Sustainability manager (GROUP Function) & PreSIDENT (USA group function)

8. Leading difficult change

Transcript

In the previous lesson, we talked about how early involvement, and early influence make a quicker, smoother change possible. It also helps, obviously, if the change is seen as an improvement. But now and then, you’ll find yourself leading a change where these three factors are not where you want them to be (downsizing is a special case, we’ll leave that for now).

Early involvement is difficult in acquisitions, for example, where you can’t release information too early. Not knowing makes people careful and the change curves steeper. Influence becomes limited if most decisions have already been made, such as changes in global systems. Sometimes it’s even hard to see that the change will bring improvements. I’m sure you have your own examples. So, what to do? Well, there is actually a lot you can do to make difficult changes easier.

Even if it’s too late for early involvement, you can start involving as soon as possible. It’s insulting for people to learn that they have been kept in the dark, so tell them everything you can as soon as you can. Don’t wait until you have all the information, a plan, an agenda, or all the answers. If you wait, they will start guessing – and that’s usually a bad thing.

Even if it’s too late for early influence, try to help the team stop focusing on what they can’t influence, and start looking for what they can do. Can you ask them to analyze risks and prevent them? Can they investigate options, or prepare for the next step? Put them to work! Influence is especially important in turbulent times, because if people feel that they have influence, they can be more flexible and relaxed, even if the future is a bit uncertain. If they have no influence, they feel insecure, so they will be less flexible.

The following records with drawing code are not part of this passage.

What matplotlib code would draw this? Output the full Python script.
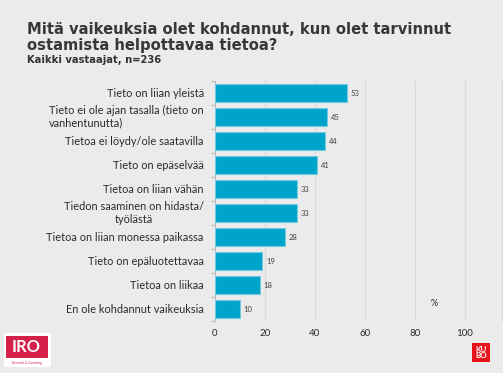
import matplotlib.pyplot as plt
from matplotlib.patches import Rectangle
from matplotlib.ticker import FixedLocator
from matplotlib.transforms import blended_transform_factory, offset_copy

# Data
categories = [
    "Tieto on liian yleistä",
    "Tieto ei ole ajan tasalla (tieto on\nvanhentunutta)",
    "Tietoa ei löydy/ole saatavilla",
    "Tieto on epäselvää",
    "Tietoa on liian vähän",
    "Tiedon saaminen on hidasta/\ntyölästä",
    "Tietoa on liian monessa paikassa",
    "Tieto on epäluotettavaa",
    "Tietoa on liikaa",
    "En ole kohdannut vaikeuksia",
]
values = [53, 45, 44, 41, 33, 33, 28, 19, 18, 10]
xticks = [0, 20, 40, 60, 80, 100]
# how the two-line labels are aligned in the original
label_align = ['right', 'left', 'right', 'right', 'right',
               'center', 'right', 'right', 'right', 'right']

bg = '#ebebeb'
bar_color = '#00a3c9'
text_color = '#2b2b2b'

plt.rcParams['font.family'] = ['Lato', 'DejaVu Sans']

fig = plt.figure(figsize=(5.03, 3.73), dpi=100)
fig.patch.set_facecolor(bg)

ax = fig.add_axes([0.4274, 0.1394, 0.5706, 0.6434])
ax.set_facecolor(bg)

y = list(range(len(categories)))[::-1]
ax.barh(y, values, height=0.72, color=bar_color,
        edgecolor='#6fcbe2', linewidth=0.8, zorder=3)
for yi, v in zip(y, values):
    ax.text(v + 1.5, yi, str(v), va='center', ha='left',
            fontsize=5.5, color='#444444')

ax.set_xlim(0, 115)
ax.set_ylim(-0.5, len(categories) - 0.5)
ax.set_xticks(xticks)
ax.set_xticklabels([str(t) for t in xticks], fontsize=7, color=text_color)
ax.set_yticks(y)
ax.set_yticklabels([])

# category labels drawn by hand so multi-line alignment can vary
trans = offset_copy(blended_transform_factory(ax.transAxes, ax.transData),
                    fig=fig, x=-8, y=0, units='points')
for yi, lab, al in zip(y, categories, label_align):
    ax.text(0, yi, lab, transform=trans, ha='right', va='center',
            multialignment=al, fontsize=7.9, color=text_color, linespacing=1.15)

ax.tick_params(axis='y', length=0)
ax.tick_params(axis='x', length=0, pad=6)
ax.yaxis.set_minor_locator(FixedLocator([i - 0.5 for i in range(len(categories) + 1)]))
ax.tick_params(axis='y', which='minor', length=3, color='#bbbbbb', width=0.8)

for t in [20, 40, 60, 80, 100]:
    ax.axvline(t, color='#d9d9d9', linewidth=0.9, zorder=1)

for s in ['top', 'bottom']:
    ax.spines[s].set_visible(False)
ax.spines['left'].set_color('#bbbbbb')
ax.spines['left'].set_linewidth(0.8)
ax.spines['right'].set_color('#d9d9d9')
ax.spines['right'].set_linewidth(0.9)

ax.text(88, 0.25, '%', fontsize=6.5, color=text_color, ha='center', va='center')

# Titles
fig.text(0.054, 0.942, 'Mitä vaikeuksia olet kohdannut, kun olet tarvinnut\nostamista helpottavaa tietoa?',
         fontsize=10.6, family='DejaVu Sans', fontweight='bold', color='#383838',
         va='top', ha='left', linespacing=1.12)
fig.text(0.054, 0.852, 'Kaikki vastaajat, n=236', fontsize=7.2, family='DejaVu Sans',
         fontweight='bold', color='#333333', va='top', ha='left')

# IRO logo
fig.patches.append(Rectangle((0.008, 0.016), 0.094, 0.090, transform=fig.transFigure,
                             facecolor='white', edgecolor='none'))
fig.patches.append(Rectangle((0.012, 0.040), 0.084, 0.060, transform=fig.transFigure,
                             facecolor='#d5204a', edgecolor='none'))
fig.text(0.052, 0.070, 'IRO', fontsize=12, fontweight='bold', color='white',
         ha='center', va='center')
fig.text(0.054, 0.027, 'Research & Consulting', fontsize=2.2, color='#d5204a',
         ha='center', va='center')

# KUBO logo
fig.patches.append(Rectangle((0.938, 0.030), 0.037, 0.050, transform=fig.transFigure,
                             facecolor='#e8141b', edgecolor='none'))
fig.text(0.9565, 0.055, 'KU\nBO', fontsize=5.8, fontweight='bold', color='white',
         ha='center', va='center', linespacing=0.85)

fig.savefig('out.png', dpi=100, facecolor=bg)
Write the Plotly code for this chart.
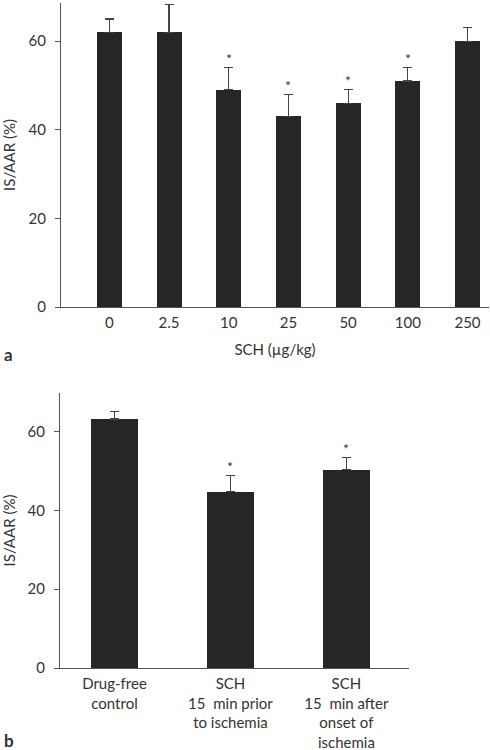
import plotly.graph_objects as go

# Panel a data
doses = ["0", "2.5", "10", "25", "50", "100", "250"]
ratio_a = [62.0, 62.0, 49.0, 43.0, 46.0, 51.0, 60.0]
err_a = [3.0, 6.2, 5.0, 5.0, 3.0, 3.0, 3.0]
sig_a = [False, False, True, True, True, True, False]

# Panel b data
groups = ["Drug-free<br>control", "SCH<br>15  min prior<br>to ischemia", "SCH<br>15  min after<br>onset of<br>ischemia"]
ratio_b = [63.2, 44.8, 50.3]
err_b = [1.9, 4.1, 3.2]
sig_b = [False, True, True]

yticks = [0, 20, 40, 60]

FONT = "Lato"
TXT = "#333333"
AX = "#555555"
BAR = "#262626"

fig = go.Figure()
fig.add_trace(go.Bar(x=list(range(len(doses))), y=ratio_a, width=0.42, marker=dict(color=BAR, line=dict(width=0)),
                     error_y=dict(type="data", array=err_a, arrayminus=[0]*len(err_a), symmetric=False,
                                  color="#444444", thickness=1.2, width=4.5),
                     xaxis="x", yaxis="y", showlegend=False))
fig.add_trace(go.Bar(x=list(range(len(groups))), y=ratio_b, width=0.40, marker=dict(color=BAR, line=dict(width=0)),
                     error_y=dict(type="data", array=err_b, arrayminus=[0]*len(err_b), symmetric=False,
                                  color="#444444", thickness=1.2, width=4.5),
                     xaxis="x2", yaxis="y2", showlegend=False))

annotations = []
for i, s in enumerate(sig_a):
    if s:
        annotations.append(dict(x=i, y=ratio_a[i] + err_a[i], xref="x", yref="y", text="*", showarrow=False,
                                yshift=9, font=dict(family=FONT, size=14, color=TXT)))
for i, s in enumerate(sig_b):
    if s:
        annotations.append(dict(x=i, y=ratio_b[i] + err_b[i], xref="x2", yref="y2", text="*", showarrow=False,
                                yshift=9, font=dict(family=FONT, size=14, color=TXT)))

annotations.append(dict(x=2/490, y=1 - 354/750, xref="paper", yref="paper", text="<b>a</b>", showarrow=False,
                        font=dict(family=FONT, size=17, color=TXT), xanchor="left", yanchor="middle"))
annotations.append(dict(x=2/490, y=1 - 740/750, xref="paper", yref="paper", text="<b>b</b>", showarrow=False,
                        font=dict(family=FONT, size=17, color=TXT), xanchor="left", yanchor="middle"))

axis_common = dict(showline=True, linecolor=AX, linewidth=1, showgrid=False, zeroline=False,
                   tickfont=dict(family=FONT, size=15, color=TXT), automargin=False)

fig.update_layout(
    width=490, height=750,
    margin=dict(l=0, r=0, t=0, b=0),
    paper_bgcolor="white", plot_bgcolor="white",
    font=dict(family=FONT, color=TXT),
    bargap=0,
    xaxis=dict(domain=[61/490, 489/490], anchor="y", range=[-0.81, 6.36],
               tickvals=list(range(len(doses))), ticktext=doses, ticks="", ticklabelstandoff=2, **axis_common,
               title=dict(text="SCH (µg/kg)", font=dict(family=FONT, size=15, color=TXT), standoff=14)),
    yaxis=dict(domain=[1 - 307/750, 1 - 3/750], anchor="x", range=[0, 68.6], tickvals=yticks,
               ticks="outside", ticklen=5, tickcolor=AX, ticklabelstandoff=6, **axis_common,
               title=dict(text="IS/AAR (%)", font=dict(family=FONT, size=15, color=TXT), standoff=10)),
    xaxis2=dict(domain=[60/490, 409/490], anchor="y2", range=[-0.47, 2.54],
                tickvals=list(range(len(groups))), ticktext=groups, ticks="", ticklabelstandoff=2, **axis_common),
    yaxis2=dict(domain=[1 - 668/750, 1 - 393/750], anchor="x2", range=[0, 69.8], tickvals=yticks,
                ticks="outside", ticklen=5, tickcolor=AX, ticklabelstandoff=6, **axis_common,
                title=dict(text="IS/AAR (%)", font=dict(family=FONT, size=15, color=TXT), standoff=10)),
    annotations=annotations,
)

fig.write_html("out.html", config={"displayModeBar": False},
               post_script="document.body.style.margin='0';document.body.style.overflow='hidden';")
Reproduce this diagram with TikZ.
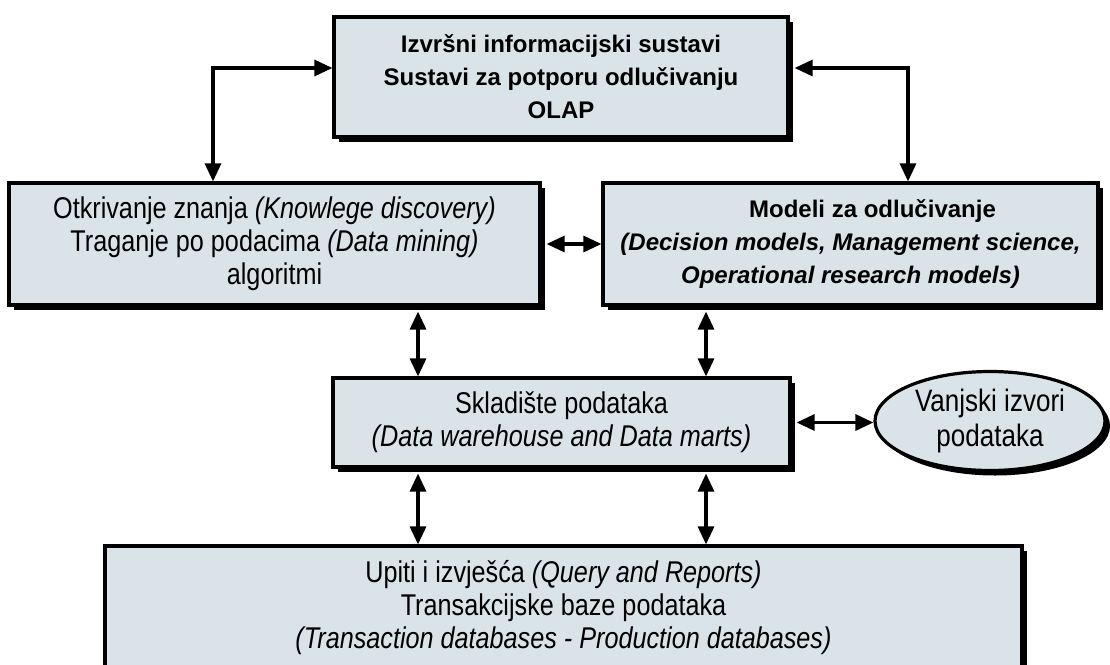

What is there is no improvement? Well, there must be some reason for the change; will it make customers happy? NCAB-colleagues? Showing people how much your team are helping others can make them feel a lot better. Also, there are always some hidden opportunities in a change, and if happy customers and colleagues can get people past the first part of the change curve, then they will help you find, or create, opportunities in the If… then-phase.

All these actions involve dialogue. So be available, meet with them often, even if they are being difficult. Encourage their questions; ask for their ideas and their help.

In big change projects, it can be helpful with a step-by-step process. This is a famous one by John Kotter, 8 steps:

1. Increase urgency Make it clear what can be gained by starting on this day.
2. Build a guiding team Don’t do everything yourself – it’s no fun and you’ll become a bottleneck. Bring on a mix of people.
3. Get the vision right Why are we doing this again? (Visions are seldom clear from the start.)
4. Communicate for buy-in Information is a start, dialogue is more effective, but involvement and influence, that’s what gets the buy-in.
5. Empower action Encourage levelling up and exploring.
6. Create short-term wins In long change projects, visible steps forward and small improvements are important to boost energy. Celebrate!
7. Don’t let up Usually, you have to keep driving the change longer than you think! Be prepared for setbacks, or people just running out of energy.
8. Make change stick Most changes need some adjusting – they seldom come out exactly as planned. If you prepare for follow-ups and adjustments in advance, people will be less surprised and disappointed.

So, there is a lot you can do to make difficult change easier. Involvement, influence and improvement.